Ese día estábamos de suerte. Llegamos en la noche a Guerrero Negro y en la mañana paseamos un poco por ese pequeño pueblo salinero. Nos acercamos a un lugar que anunciaba paseos en lancha en la laguna Ojo de Liebre, para ver las ballenas en ese lugar.
Nos dijeron que, regularmente, los turistas reservan con varios meses de anticipación su viaje a la laguna, pero casualmente, ese día, había espacio para ocho personas. Nosotros eramos cuatro, por lo que nos alegramos de tener cabida en la pequeña embarcación. Primero nos llevaron en un vehículo todo terreno hasta las salinas.
Nuestro auto, ni ningún otro vehículo particular, puede entrar al territorio que se considera santuario de las ballenas. En diez minutos estábamos en el embarcadero. Nosotros y varias personas más abordamos la pequeña lancha. Hacía mucho frío. el viento nos golpeaba con fuerza el rostro y helaba la nariz. Navegamos un poco al interior de la laguna de agua salada. Pasamos unos barriles flotantes, que sirven de islas a los lobos marinos. Nos adentramos un poco más y allá, el lanchero apagó el motor del bote. Nos pidió que esperáramos un poco, que las ballenas se acercaban cuando no había ruido. Nos quedamos en silencio, observando el mar.
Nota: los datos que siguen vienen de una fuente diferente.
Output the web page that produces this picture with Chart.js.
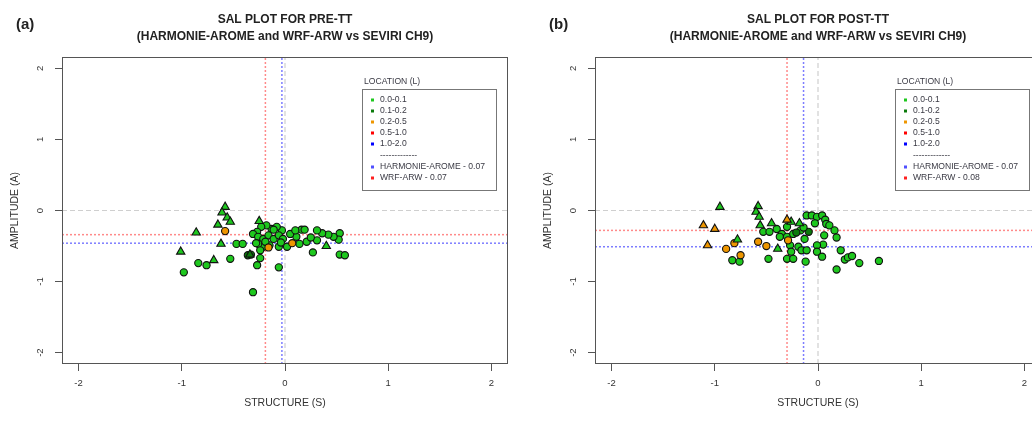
<!DOCTYPE html>
<html>
<head>
<meta charset="utf-8">
<title>SAL plots</title>
<script src="https://cdn.jsdelivr.net/npm/chart.js@4.4.1/dist/chart.umd.min.js"></script>
<style>
  html, body { margin: 0; padding: 0; background: #fff; overflow: hidden; }
  #wrap { position: relative; width: 1032px; height: 421px; overflow: hidden; }
  #wrap canvas { position: absolute; top: 0; }
</style>
</head>
<body>
<div id="wrap">
  <canvas id="preChart" width="516" height="421" style="left:0"></canvas>
  <canvas id="postChart" width="516" height="421" style="left:533px"></canvas>
</div>
<script>
// axis ticks and location bins
const tickVals = [-2, -1, 0, 1, 2];
const locBins = ['0.0-0.1', '0.1-0.2', '0.2-0.5', '0.5-1.0', '1.0-2.0'];
const locColors = ['#1ec81e', '#0a7a0a', '#ee9600', '#ff0000', '#0000ff'];
const models = ['HARMONIE-AROME', 'WRF-ARW'];
const modelColors = ['#5050ff', '#ff2020'];

// PRE-TT : model means and scores
const preMeanS = [-0.03, -0.19];
const preMeanA = [-0.46, -0.34];
const preScore = ['0.07', '0.07'];

// PRE-TT : circle cases (S, A, location bin index)
const preCircS = [-0.98, -0.84, -0.76, -0.53, -0.47, -0.41, -0.31, -0.27, -0.24, -0.06,
  0.27, 0.53, 0.58, 0.53, 0.52, 0.47, 0.42, 0.36, 0.31, 0.31,
  0.21, 0.14, 0.02, 0.11, 0.16, 0.19, 0.05, -0.03, -0.08, -0.13,
  -0.18, -0.23, -0.27, -0.31, -0.26, -0.21, -0.16, -0.11, -0.06, -0.02,
  -0.06, -0.15, -0.21, -0.26, -0.24, -0.19, -0.11, 0.10, -0.36, -0.33,
  -0.28, -0.04, 0.25, -0.58, -0.16, 0.07];
const preCircA = [-0.87, -0.74, -0.77, -0.68, -0.47, -0.47, -1.15, -0.77, -0.67, -0.80,
  -0.59, -0.62, -0.63, -0.32, -0.41, -0.37, -0.34, -0.32, -0.28, -0.42,
  -0.44, -0.47, -0.51, -0.37, -0.27, -0.27, -0.33, -0.28, -0.23, -0.26,
  -0.21, -0.23, -0.30, -0.33, -0.37, -0.40, -0.35, -0.40, -0.35, -0.40,
  -0.51, -0.49, -0.51, -0.47, -0.56, -0.44, -0.27, -0.28, -0.63, -0.62,
  -0.46, -0.45, -0.38, -0.29, -0.52, -0.46];
const preCircL = [0, 0, 0, 0, 0, 0, 0, 0, 0, 0,
  0, 0, 0, 0, 0, 0, 0, 0, 0, 0,
  0, 0, 0, 0, 0, 0, 0, 0, 0, 0,
  0, 0, 0, 0, 0, 0, 0, 0, 0, 0,
  0, 0, 0, 0, 0, 0, 0, 0, 1, 1,
  0, 0, 0, 2, 2, 2];

// PRE-TT : triangle cases
const preTriS = [-0.58, -0.61, -0.56, -0.53, -0.65, -0.86, -0.62, -1.01, -0.69, 0.40, -0.25, -0.34];
const preTriA = [0.05, -0.03, -0.10, -0.16, -0.20, -0.31, -0.47, -0.58, -0.70, -0.50, -0.15, -0.62];
const preTriL = [0, 0, 0, 0, 0, 0, 0, 0, 0, 0, 0, 1];

// POST-TT : model means and scores
const postMeanS = [-0.14, -0.30];
const postMeanA = [-0.51, -0.28];
const postScore = ['0.07', '0.08'];

// POST-TT : circle cases
const postCircS = [-0.83, -0.76, -0.48, -0.53, -0.47, -0.40, -0.35, -0.30, -0.24, -0.17,
  -0.30, -0.37, -0.27, -0.26, -0.30, -0.24, -0.19, -0.16, -0.12, -0.13,
  -0.11, -0.06, -0.01, 0.04, -0.03, 0.07, 0.08, 0.11, 0.16, 0.18,
  0.06, 0.05, -0.01, -0.01, 0.04, -0.11, 0.22, 0.26, 0.29, 0.33,
  0.40, 0.18, 0.59, -0.21, -0.09, -0.14, -0.89, -0.75, -0.81, -0.58,
  -0.50, -0.29];
const postCircA = [-0.70, -0.72, -0.68, -0.30, -0.30, -0.26, -0.33, -0.37, -0.33, -0.28,
  -0.23, -0.37, -0.49, -0.58, -0.68, -0.68, -0.51, -0.56, -0.72, -0.40,
  -0.07, -0.07, -0.09, -0.07, -0.18, -0.13, -0.19, -0.21, -0.28, -0.38,
  -0.35, -0.48, -0.49, -0.58, -0.65, -0.56, -0.56, -0.69, -0.66, -0.64,
  -0.74, -0.83, -0.71, -0.31, -0.30, -0.24, -0.54, -0.63, -0.46, -0.44,
  -0.50, -0.42];
const postCircL = [0, 0, 0, 0, 0, 0, 0, 0, 0, 0,
  0, 0, 0, 0, 0, 0, 0, 0, 0, 0,
  0, 0, 0, 0, 0, 0, 0, 0, 0, 0,
  0, 0, 0, 0, 0, 0, 0, 0, 0, 0,
  0, 0, 0, 1, 1, 0, 2, 2, 2, 2,
  2, 2];

// POST-TT : triangle cases
const postTriS = [-0.95, -0.58, -0.60, -0.57, -0.56, -0.45, -0.39, -0.78, -0.26, -0.18, -1.11, -1.00, -1.07, -0.30];
const postTriA = [0.05, 0.06, -0.02, -0.09, -0.21, -0.18, -0.54, -0.41, -0.16, -0.18, -0.21, -0.26, -0.49, -0.13];
const postTriL = [0, 0, 0, 0, 0, 0, 0, 0, 0, 0, 2, 2, 2, 2];

const AX_MIN = -2.16, AX_MAX = 2.16;
const FONT = "'Liberation Sans', Arial, Helvetica, sans-serif";
Chart.defaults.font.family = FONT;

// frame, rotated y labels, titles and the location legend
const salDecor = {
  id: 'salDecor',
  afterDraw(chart, args, opts) {
    const { ctx, chartArea: ca, scales: { y } } = chart;
    ctx.save();
    ctx.strokeStyle = '#555';
    ctx.lineWidth = 1;
    ctx.strokeRect(Math.round(ca.left) + 0.5, Math.round(ca.top) + 0.5,
      Math.round(ca.width) - 1, Math.round(ca.height) - 1);

    ctx.fillStyle = '#333';
    ctx.font = '9.5px ' + FONT;
    ctx.textAlign = 'center';
    ctx.textBaseline = 'middle';
    tickVals.forEach(v => {
      ctx.save();
      ctx.translate(ca.left - 22, y.getPixelForValue(v));
      ctx.rotate(-Math.PI / 2);
      ctx.fillText(String(v), 0, 0);
      ctx.restore();
    });

    const cx = (ca.left + ca.right) / 2;
    ctx.fillStyle = '#222';
    ctx.font = 'bold 12px ' + FONT;
    ctx.fillText(opts.title[0], cx, 20);
    ctx.fillText(opts.title[1], cx, 37);
    ctx.textAlign = 'left';
    ctx.font = 'bold 15px ' + FONT;
    ctx.fillText(opts.tag, 16, 25);

    // legend
    const L = Math.round(ca.right) - 146, T = Math.round(ca.top);
    ctx.font = '8.6px ' + FONT;
    ctx.fillStyle = '#3a3a44';
    ctx.fillText('LOCATION (L)', L + 2, T + 25);
    ctx.strokeStyle = '#777';
    ctx.strokeRect(L + 0.5, T + 32.5, 134, 101);
    const rowY = [43, 54, 65, 76, 87];
    locBins.forEach((b, i) => {
      ctx.fillStyle = locColors[i];
      ctx.fillRect(L + 9, T + rowY[i] - 1.5, 3, 3);
      ctx.fillStyle = '#3a3a44';
      ctx.fillText(b, L + 18, T + rowY[i]);
    });
    ctx.fillText('-------------', L + 18, T + 99);
    models.forEach((m, i) => {
      const yy = T + 110 + i * 11;
      ctx.fillStyle = modelColors[i];
      ctx.fillRect(L + 9, yy - 1.5, 3, 3);
      ctx.fillStyle = '#3a3a44';
      ctx.fillText(m + ' - ' + opts.scores[i], L + 18, yy);
    });
    ctx.restore();
  }
};

function axisOpts(titleText, isX) {
  return {
    type: 'linear',
    position: isX ? 'bottom' : 'left',
    min: AX_MIN,
    max: AX_MAX,
    afterBuildTicks: s => { s.ticks = tickVals.map(v => ({ value: v })); },
    afterFit: s => { if (isX) s.height = 57; else s.width = 62; },
    grid: { drawOnChartArea: false, drawTicks: true, tickLength: 7, tickColor: '#555', color: '#555' },
    border: { display: false },
    ticks: { display: isX, font: { size: 9.5 }, color: '#333', padding: 7, maxRotation: 0 },
    title: {
      display: true, text: titleText, color: '#333', font: { size: 10.5 },
      padding: isX ? { top: 0, bottom: 11.5 } : { top: 8.7, bottom: 0 }
    }
  };
}

function buildChart(id, p) {
  const pts = (S, A) => S.map((s, i) => ({ x: s, y: A[i] }));
  const vLine = v => [{ x: v, y: AX_MIN }, { x: v, y: AX_MAX }];
  const hLine = v => [{ x: AX_MIN, y: v }, { x: AX_MAX, y: v }];
  const ref = (data, color, dash, w) => ({
    data, showLine: true, fill: false, pointRadius: 0, borderColor: color,
    borderWidth: w, borderDash: dash, order: 3
  });
  const meanColors = ['rgba(70,70,255,0.7)', 'rgba(255,60,60,0.6)'];

  const datasets = [ref(vLine(0), '#cfcfcf', [5, 3], 1.2), ref(hLine(0), '#cfcfcf', [5, 3], 1.2)];
  models.forEach((m, i) => {
    datasets.push(ref(vLine(p.meanS[i]), meanColors[i], [2, 2], 1.5));
    datasets.push(ref(hLine(p.meanA[i]), meanColors[i], [2, 2], 1.5));
  });
  datasets.push({
    data: pts(p.circS, p.circA), pointStyle: 'circle', pointRadius: 3.6,
    pointBackgroundColor: p.circL.map(k => locColors[k]),
    pointBorderColor: '#111', pointBorderWidth: 1.1, order: 2
  });
  datasets.push({
    data: pts(p.triS, p.triA), pointStyle: 'triangle', pointRadius: 4.8,
    pointBackgroundColor: p.triL.map(k => locColors[k]),
    pointBorderColor: '#111', pointBorderWidth: 1.1, order: 1
  });

  return new Chart(document.getElementById(id), {
    type: 'scatter',
    data: { datasets },
    options: {
      responsive: false,
      animation: false,
      devicePixelRatio: 1,
      events: [],
      layout: { padding: { left: 0, right: 8, top: 57, bottom: 0 } },
      scales: { x: axisOpts('STRUCTURE (S)', true), y: axisOpts('AMPLITUDE (A)', false) },
      plugins: {
        legend: { display: false },
        tooltip: { enabled: false },
        salDecor: { tag: p.tag, title: p.title, scores: p.scores }
      }
    },
    plugins: [salDecor]
  });
}

buildChart('preChart', {
  tag: '(a)',
  title: ['SAL PLOT FOR PRE-TT', '(HARMONIE-AROME and WRF-ARW vs SEVIRI CH9)'],
  scores: preScore, meanS: preMeanS, meanA: preMeanA,
  circS: preCircS, circA: preCircA, circL: preCircL,
  triS: preTriS, triA: preTriA, triL: preTriL
});

buildChart('postChart', {
  tag: '(b)',
  title: ['SAL PLOT FOR POST-TT', '(HARMONIE-AROME and WRF-ARW vs SEVIRI CH9)'],
  scores: postScore, meanS: postMeanS, meanA: postMeanA,
  circS: postCircS, circA: postCircA, circL: postCircL,
  triS: postTriS, triA: postTriA, triL: postTriL
});
</script>
</body>
</html>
A lo lejos se podían ver las olas que parecían explotar en medio de la nada. El lanchero nos explicó que es un lugar donde cambian las profundidades. Ahí termina la laguna y empieza el mar abierto. También nos dijo que cada año llegan las ballenas a aparearse o a parir y que donde termina la laguna suele estar lleno de tiburones, que esperan a las ballenas cuando se van, en marzo, una vez que el invierno ha terminado. En eso la vimos: enorme, gris y lenta, pasando por debajo de la embarcación. De repente me sentí chiquita, chiquita, entendiendo que aquel enorme animal estaba dispuesto a coexistir con nosotros en ese espacio, sabedora de que, si no era su gusto, podría, de un coletazo, enviarnos a nadar en las aguas heladas de la laguna Ojo de Liebre.
Después nado más lejos. Su ir y venir fue un espectáculo maravilloso. No podía dejar de verla. Después nos dimos cuenta que había algunas más; «no han llegado todas, todavía» dijo el lanchero, quién asegura que, entrado el invierno, para enero y febrero, hay cientos de ballenas en el agua. «Ya tenemos reservados los paseos para entonces» nos dijo también.
«Algunas veces, se dejan tocar», aseguró.
Hoy no tuvimos esa suerte. Ya será en otra ocasión. Me llevo las imágenes grabadas en el cerebro y una emoción indescriptible en mi corazón. Algún día volveré a Guerrero Negro y a su Laguna Ojo de Liebre, a tocar una ballena.